Friday, September 23, 2011

Friday Night Music - Six Days On The Road

Not exactly six days, but a week of 9-hour-plus days (plus three hours drive - 700 miles of commuting) might have something to do with my sparse blogging... nice to be home.

Not Dead, Just Sleeping

There is a wee post at Biased-BBC.

Monday, September 19, 2011

The Golden Age That Never Was ...



(right-click to open image in separate window)

And the Plastic Age of the last 30 years.

Note that the great "prosperity" of the Reagan and Clinton years was produced by

a) debt

b) women joining the workforce

I'd hazard a guess that the Thatcher, Major and Blair years would have paralleled this pretty closely.

Sunday, September 18, 2011

Anything Going On In NY ?

My son reports that (a/c/t Twitter) there are protests outside the New York Stock Exchange which are not being reported in mainstream media.

Any truth in this?

UPDATE - well, Businessweek seems pretty mainstream to me. Maybe Twitter is just ahead of the MSM - as you'd expect real-time media to be.

Dubbed “#OccupyWallStreet,” the goal of the protest is to get President Barack Obama to establish a commission to end “the influence money has over our representatives in Washington,” according to the website of Adbusters, a group promoting the demonstration. Organizers want participants to “occupy” the area for “a few months,” according to the website.

“People have a right to protest, and if they want to protest, we’ll be happy to make sure they have locations to do it,” New York City Mayor Michael Bloomberg said Sept. 15 at a press conference. “As long as they do it where other people’s rights are respected, this is the place where people can speak their minds, and that’s what makes New York, New York.”

As the demonstration began this afternoon, as many as 1,000 people congregated in the Chase Manhattan Plaza area and, after speakers with a bullhorn rallied the crowd, broke into groups to discuss the event’s goals. Some participants circulated trays of sliced white and wheat bread while others passed out jars of creamy Skippy peanut butter, and distributed apples, bananas and oranges from shopping carts.

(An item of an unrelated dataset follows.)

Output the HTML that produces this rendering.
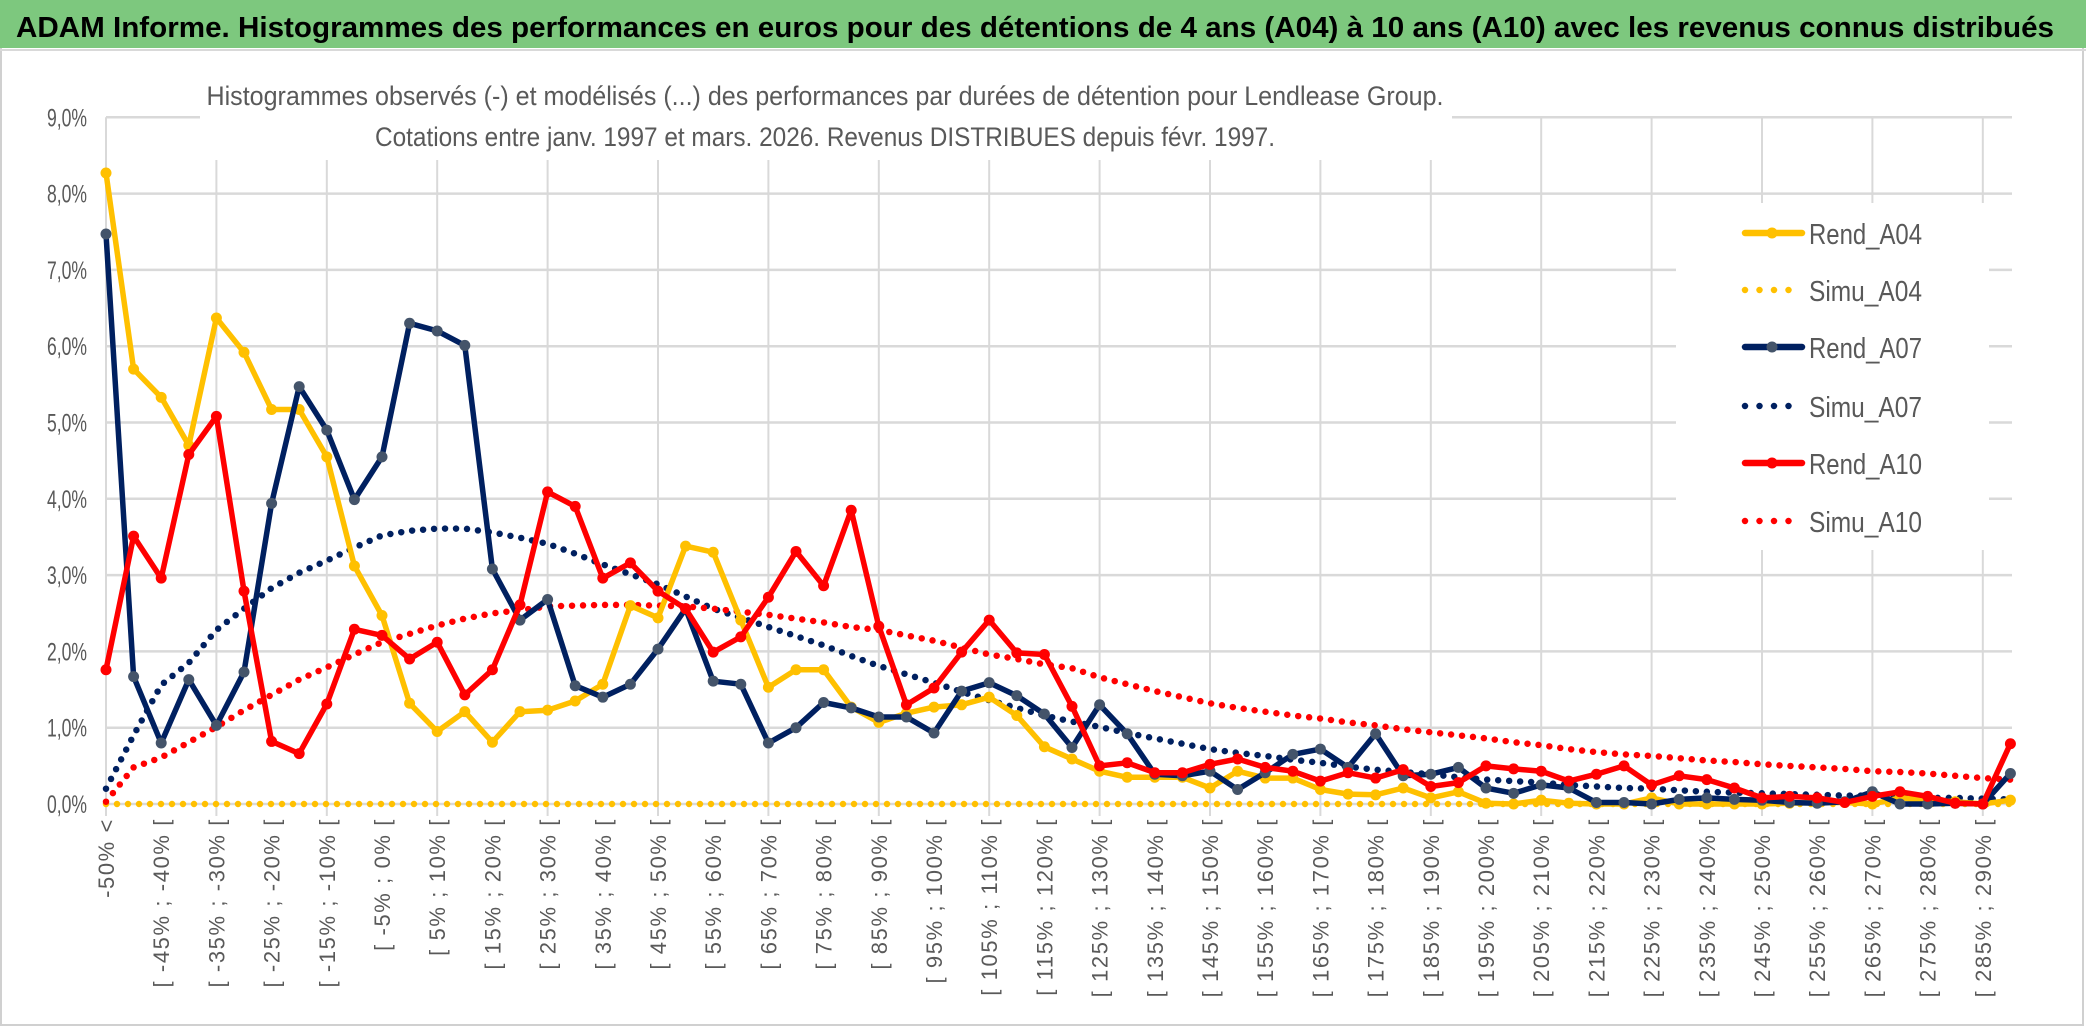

Protesters waved red flags and toted cardboard signs with statements such as “represent the 99%.” Others donned white, mustachioed masks of the anti-authoritarian protagonist from the graphic novel and film “V for Vendetta.”


Sounds pretty much like the usual suspects to me - in the UK there'd probably be more drummers and fewer ukeleles. But I'm not saying they're wrong to protest - a stopped clock is right twice a day.